__THE TASK__: Please output the records below in full, exactly as given, but without the images.

◇ ◇ ◇

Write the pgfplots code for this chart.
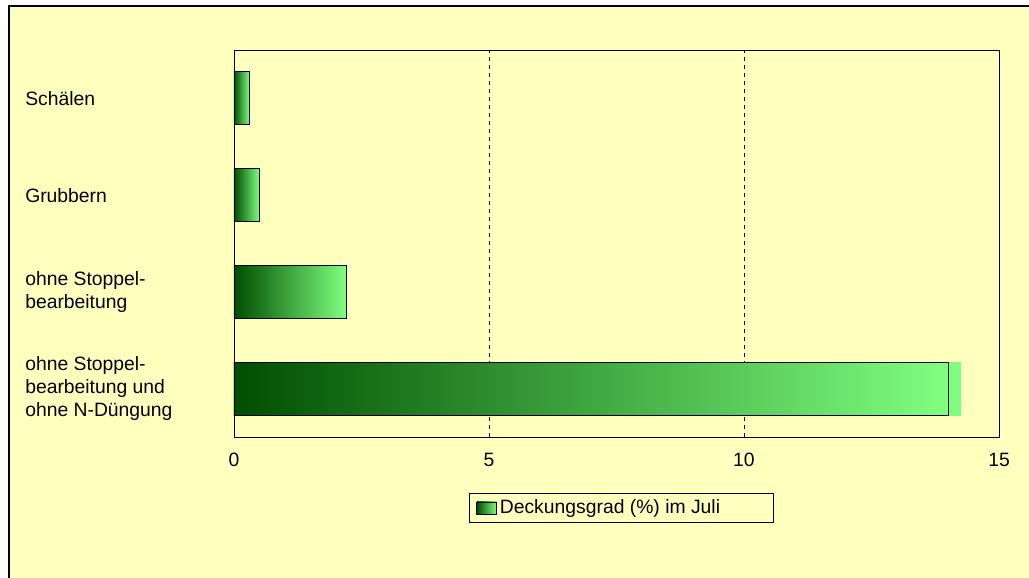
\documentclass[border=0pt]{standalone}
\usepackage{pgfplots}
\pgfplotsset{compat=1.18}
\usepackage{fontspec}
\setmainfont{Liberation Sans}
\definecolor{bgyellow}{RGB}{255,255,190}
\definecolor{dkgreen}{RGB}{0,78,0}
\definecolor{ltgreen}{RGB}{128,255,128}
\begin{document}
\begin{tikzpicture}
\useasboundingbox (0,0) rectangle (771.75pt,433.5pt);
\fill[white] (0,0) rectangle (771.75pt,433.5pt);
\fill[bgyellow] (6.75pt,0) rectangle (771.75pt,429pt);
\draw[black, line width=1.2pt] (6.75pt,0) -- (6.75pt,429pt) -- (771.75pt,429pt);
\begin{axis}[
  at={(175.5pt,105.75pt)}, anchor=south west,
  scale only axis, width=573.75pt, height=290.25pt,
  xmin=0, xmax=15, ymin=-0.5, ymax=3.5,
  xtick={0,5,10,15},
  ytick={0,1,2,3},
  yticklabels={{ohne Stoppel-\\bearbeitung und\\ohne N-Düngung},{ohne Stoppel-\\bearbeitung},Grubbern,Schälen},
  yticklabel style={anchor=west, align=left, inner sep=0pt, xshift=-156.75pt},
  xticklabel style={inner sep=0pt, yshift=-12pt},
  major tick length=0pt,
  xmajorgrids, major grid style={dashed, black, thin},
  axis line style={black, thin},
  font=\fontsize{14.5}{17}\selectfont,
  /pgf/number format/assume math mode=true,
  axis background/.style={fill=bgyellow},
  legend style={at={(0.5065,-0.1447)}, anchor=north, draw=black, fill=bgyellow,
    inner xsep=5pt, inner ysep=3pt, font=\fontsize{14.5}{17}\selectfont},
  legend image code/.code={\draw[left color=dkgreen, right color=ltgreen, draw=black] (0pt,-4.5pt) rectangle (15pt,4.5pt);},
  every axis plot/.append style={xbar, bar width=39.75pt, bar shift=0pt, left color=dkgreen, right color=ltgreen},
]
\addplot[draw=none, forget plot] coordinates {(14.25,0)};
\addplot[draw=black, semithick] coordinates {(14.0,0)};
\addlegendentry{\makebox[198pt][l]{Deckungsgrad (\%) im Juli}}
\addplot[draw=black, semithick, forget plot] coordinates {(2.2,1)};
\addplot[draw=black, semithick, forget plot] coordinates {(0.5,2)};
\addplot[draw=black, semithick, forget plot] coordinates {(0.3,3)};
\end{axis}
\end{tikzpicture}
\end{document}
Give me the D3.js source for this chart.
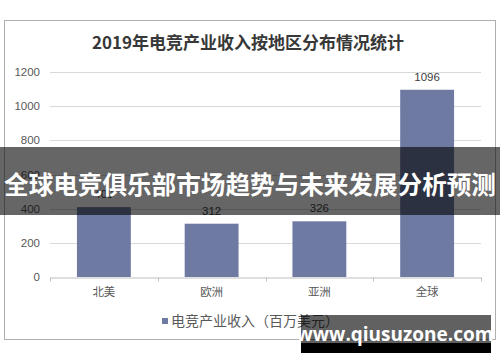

◇ ◇ ◇

__CORRECT RESPONSE__:
Write the pgfplots code for this chart.
\documentclass[border=0pt]{standalone}
\usepackage{pgfplots}
\pgfplotsset{compat=1.18}
\usepackage{fontspec}
\setmainfont{Liberation Sans}
\definecolor{bgyellow}{RGB}{255,255,190}
\definecolor{dkgreen}{RGB}{0,78,0}
\definecolor{ltgreen}{RGB}{128,255,128}
\begin{document}
\begin{tikzpicture}
\useasboundingbox (0,0) rectangle (771.75pt,433.5pt);
\fill[white] (0,0) rectangle (771.75pt,433.5pt);
\fill[bgyellow] (6.75pt,0) rectangle (771.75pt,429pt);
\draw[black, line width=1.2pt] (6.75pt,0) -- (6.75pt,429pt) -- (771.75pt,429pt);
\begin{axis}[
  at={(175.5pt,105.75pt)}, anchor=south west,
  scale only axis, width=573.75pt, height=290.25pt,
  xmin=0, xmax=15, ymin=-0.5, ymax=3.5,
  xtick={0,5,10,15},
  ytick={0,1,2,3},
  yticklabels={{ohne Stoppel-\\bearbeitung und\\ohne N-Düngung},{ohne Stoppel-\\bearbeitung},Grubbern,Schälen},
  yticklabel style={anchor=west, align=left, inner sep=0pt, xshift=-156.75pt},
  xticklabel style={inner sep=0pt, yshift=-12pt},
  major tick length=0pt,
  xmajorgrids, major grid style={dashed, black, thin},
  axis line style={black, thin},
  font=\fontsize{14.5}{17}\selectfont,
  /pgf/number format/assume math mode=true,
  axis background/.style={fill=bgyellow},
  legend style={at={(0.5065,-0.1447)}, anchor=north, draw=black, fill=bgyellow,
    inner xsep=5pt, inner ysep=3pt, font=\fontsize{14.5}{17}\selectfont},
  legend image code/.code={\draw[left color=dkgreen, right color=ltgreen, draw=black] (0pt,-4.5pt) rectangle (15pt,4.5pt);},
  every axis plot/.append style={xbar, bar width=39.75pt, bar shift=0pt, left color=dkgreen, right color=ltgreen},
]
\addplot[draw=none, forget plot] coordinates {(14.25,0)};
\addplot[draw=black, semithick] coordinates {(14.0,0)};
\addlegendentry{\makebox[198pt][l]{Deckungsgrad (\%) im Juli}}
\addplot[draw=black, semithick, forget plot] coordinates {(2.2,1)};
\addplot[draw=black, semithick, forget plot] coordinates {(0.5,2)};
\addplot[draw=black, semithick, forget plot] coordinates {(0.3,3)};
\end{axis}
\end{tikzpicture}
\end{document}
Give me the D3.js source for this chart.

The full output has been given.